* _Data segment_

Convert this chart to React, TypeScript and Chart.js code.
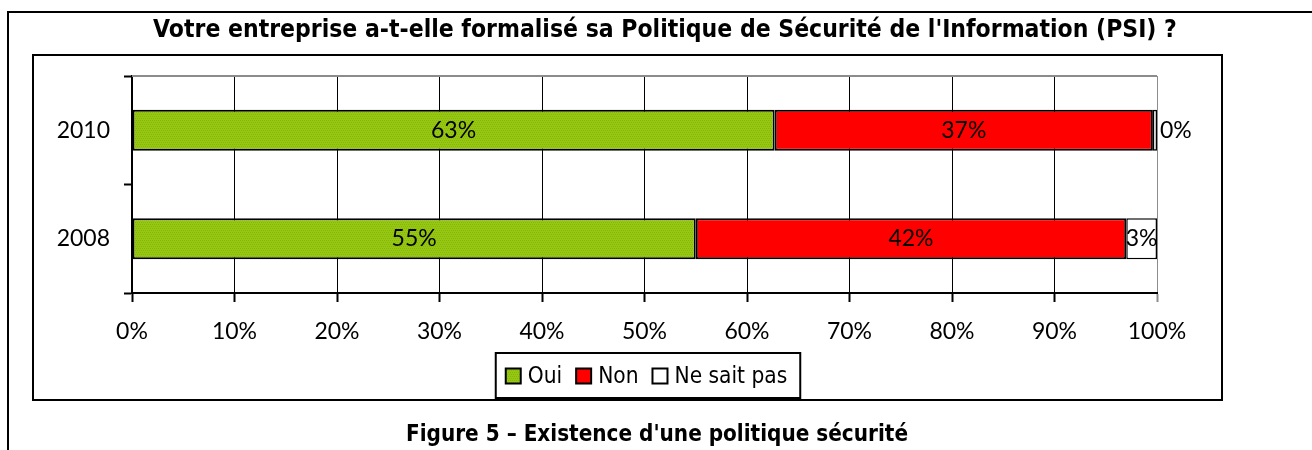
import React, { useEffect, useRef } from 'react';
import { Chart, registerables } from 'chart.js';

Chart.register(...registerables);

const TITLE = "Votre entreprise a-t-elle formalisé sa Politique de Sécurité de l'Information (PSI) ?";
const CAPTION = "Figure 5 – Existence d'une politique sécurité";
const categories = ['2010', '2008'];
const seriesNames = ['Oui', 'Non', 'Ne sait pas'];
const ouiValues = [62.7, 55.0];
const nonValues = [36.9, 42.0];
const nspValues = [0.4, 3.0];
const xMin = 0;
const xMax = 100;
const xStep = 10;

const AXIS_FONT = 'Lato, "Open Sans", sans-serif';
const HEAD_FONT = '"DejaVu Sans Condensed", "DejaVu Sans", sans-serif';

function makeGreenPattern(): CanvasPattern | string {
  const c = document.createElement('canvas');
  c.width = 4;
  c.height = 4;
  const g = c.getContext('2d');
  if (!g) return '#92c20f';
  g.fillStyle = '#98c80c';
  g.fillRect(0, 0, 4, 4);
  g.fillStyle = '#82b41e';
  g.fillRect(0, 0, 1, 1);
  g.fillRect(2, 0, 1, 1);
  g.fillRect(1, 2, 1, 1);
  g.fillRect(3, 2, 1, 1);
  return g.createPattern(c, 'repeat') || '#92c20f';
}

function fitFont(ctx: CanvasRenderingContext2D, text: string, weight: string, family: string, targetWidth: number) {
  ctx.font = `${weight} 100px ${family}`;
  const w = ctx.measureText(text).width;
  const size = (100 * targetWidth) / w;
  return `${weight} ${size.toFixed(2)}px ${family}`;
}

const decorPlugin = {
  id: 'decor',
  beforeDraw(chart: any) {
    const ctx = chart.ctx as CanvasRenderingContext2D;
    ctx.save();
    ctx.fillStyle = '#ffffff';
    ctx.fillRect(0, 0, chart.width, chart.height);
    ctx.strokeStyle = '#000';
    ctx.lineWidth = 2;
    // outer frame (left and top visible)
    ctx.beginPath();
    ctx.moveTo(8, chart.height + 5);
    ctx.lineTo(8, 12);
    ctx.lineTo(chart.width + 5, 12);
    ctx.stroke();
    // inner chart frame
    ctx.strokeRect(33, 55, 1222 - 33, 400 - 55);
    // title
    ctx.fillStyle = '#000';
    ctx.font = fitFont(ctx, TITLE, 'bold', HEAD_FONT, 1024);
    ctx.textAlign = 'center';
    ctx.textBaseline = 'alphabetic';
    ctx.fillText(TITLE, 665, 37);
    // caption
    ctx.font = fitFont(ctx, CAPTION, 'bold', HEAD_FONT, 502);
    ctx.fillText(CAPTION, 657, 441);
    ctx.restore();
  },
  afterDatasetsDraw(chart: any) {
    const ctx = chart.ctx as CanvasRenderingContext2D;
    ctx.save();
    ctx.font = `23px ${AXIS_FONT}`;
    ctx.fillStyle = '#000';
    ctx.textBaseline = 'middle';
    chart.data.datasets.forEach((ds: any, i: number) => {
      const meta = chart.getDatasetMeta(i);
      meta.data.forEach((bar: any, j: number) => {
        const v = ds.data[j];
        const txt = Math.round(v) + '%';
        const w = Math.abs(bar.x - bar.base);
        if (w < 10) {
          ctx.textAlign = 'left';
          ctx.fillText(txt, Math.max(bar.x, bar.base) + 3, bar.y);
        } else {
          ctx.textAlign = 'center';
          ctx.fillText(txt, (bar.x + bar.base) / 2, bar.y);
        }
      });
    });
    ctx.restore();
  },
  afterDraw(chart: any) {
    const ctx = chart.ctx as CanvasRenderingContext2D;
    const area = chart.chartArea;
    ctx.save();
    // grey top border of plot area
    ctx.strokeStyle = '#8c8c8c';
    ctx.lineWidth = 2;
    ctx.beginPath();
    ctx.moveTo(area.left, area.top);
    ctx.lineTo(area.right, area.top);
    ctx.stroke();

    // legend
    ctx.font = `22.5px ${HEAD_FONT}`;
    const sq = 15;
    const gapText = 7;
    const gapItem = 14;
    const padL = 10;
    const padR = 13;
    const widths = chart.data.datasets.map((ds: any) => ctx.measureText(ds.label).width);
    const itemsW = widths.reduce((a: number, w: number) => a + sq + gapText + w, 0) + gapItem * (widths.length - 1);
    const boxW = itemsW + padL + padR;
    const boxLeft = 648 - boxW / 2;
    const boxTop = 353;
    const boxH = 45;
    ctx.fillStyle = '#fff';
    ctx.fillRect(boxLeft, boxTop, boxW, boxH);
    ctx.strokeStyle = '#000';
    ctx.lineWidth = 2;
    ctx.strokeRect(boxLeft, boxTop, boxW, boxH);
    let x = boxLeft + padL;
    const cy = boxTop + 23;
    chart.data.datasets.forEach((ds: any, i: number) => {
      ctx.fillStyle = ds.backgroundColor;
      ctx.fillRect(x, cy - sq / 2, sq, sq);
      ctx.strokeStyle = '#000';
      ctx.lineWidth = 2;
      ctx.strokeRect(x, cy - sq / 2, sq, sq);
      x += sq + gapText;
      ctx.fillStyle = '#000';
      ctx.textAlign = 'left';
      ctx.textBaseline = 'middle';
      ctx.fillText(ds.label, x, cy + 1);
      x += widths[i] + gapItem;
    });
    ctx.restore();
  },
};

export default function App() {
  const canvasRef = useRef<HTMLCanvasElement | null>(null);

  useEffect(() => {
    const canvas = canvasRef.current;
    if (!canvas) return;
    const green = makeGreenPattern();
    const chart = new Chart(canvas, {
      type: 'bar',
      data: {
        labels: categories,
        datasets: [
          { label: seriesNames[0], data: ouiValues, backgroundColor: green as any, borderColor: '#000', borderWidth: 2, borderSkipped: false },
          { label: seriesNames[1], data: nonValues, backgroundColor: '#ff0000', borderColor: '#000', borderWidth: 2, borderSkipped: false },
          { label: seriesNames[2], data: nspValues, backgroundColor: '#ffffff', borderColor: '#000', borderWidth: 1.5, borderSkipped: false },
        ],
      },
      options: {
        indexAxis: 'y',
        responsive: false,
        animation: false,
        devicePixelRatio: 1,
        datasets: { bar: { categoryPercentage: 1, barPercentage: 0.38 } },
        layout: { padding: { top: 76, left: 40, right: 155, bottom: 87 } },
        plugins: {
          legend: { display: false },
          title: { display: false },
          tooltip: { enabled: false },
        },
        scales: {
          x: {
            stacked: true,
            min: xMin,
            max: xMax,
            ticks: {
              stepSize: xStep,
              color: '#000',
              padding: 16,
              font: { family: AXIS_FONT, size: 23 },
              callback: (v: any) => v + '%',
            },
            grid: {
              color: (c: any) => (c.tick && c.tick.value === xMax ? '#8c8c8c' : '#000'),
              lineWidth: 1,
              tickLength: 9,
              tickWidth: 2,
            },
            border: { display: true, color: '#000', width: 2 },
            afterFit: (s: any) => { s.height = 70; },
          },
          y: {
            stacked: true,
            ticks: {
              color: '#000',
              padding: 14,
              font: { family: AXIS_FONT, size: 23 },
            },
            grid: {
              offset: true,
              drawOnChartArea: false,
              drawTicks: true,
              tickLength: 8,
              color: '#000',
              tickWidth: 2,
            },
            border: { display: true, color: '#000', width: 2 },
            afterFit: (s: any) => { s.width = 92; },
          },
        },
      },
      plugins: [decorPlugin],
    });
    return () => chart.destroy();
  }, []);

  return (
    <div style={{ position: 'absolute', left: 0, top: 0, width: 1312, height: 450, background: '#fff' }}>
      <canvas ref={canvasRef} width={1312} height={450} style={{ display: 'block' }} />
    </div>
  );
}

* _To do_
Leave the pictures out and please restate exactly the lines running from the start of the material through the one with "Chart.register(...registerables);".

* _Answer for this exercise_
Convert this chart to React, TypeScript and Chart.js code.
import React, { useEffect, useRef } from 'react';
import { Chart, registerables } from 'chart.js';

Chart.register(...registerables);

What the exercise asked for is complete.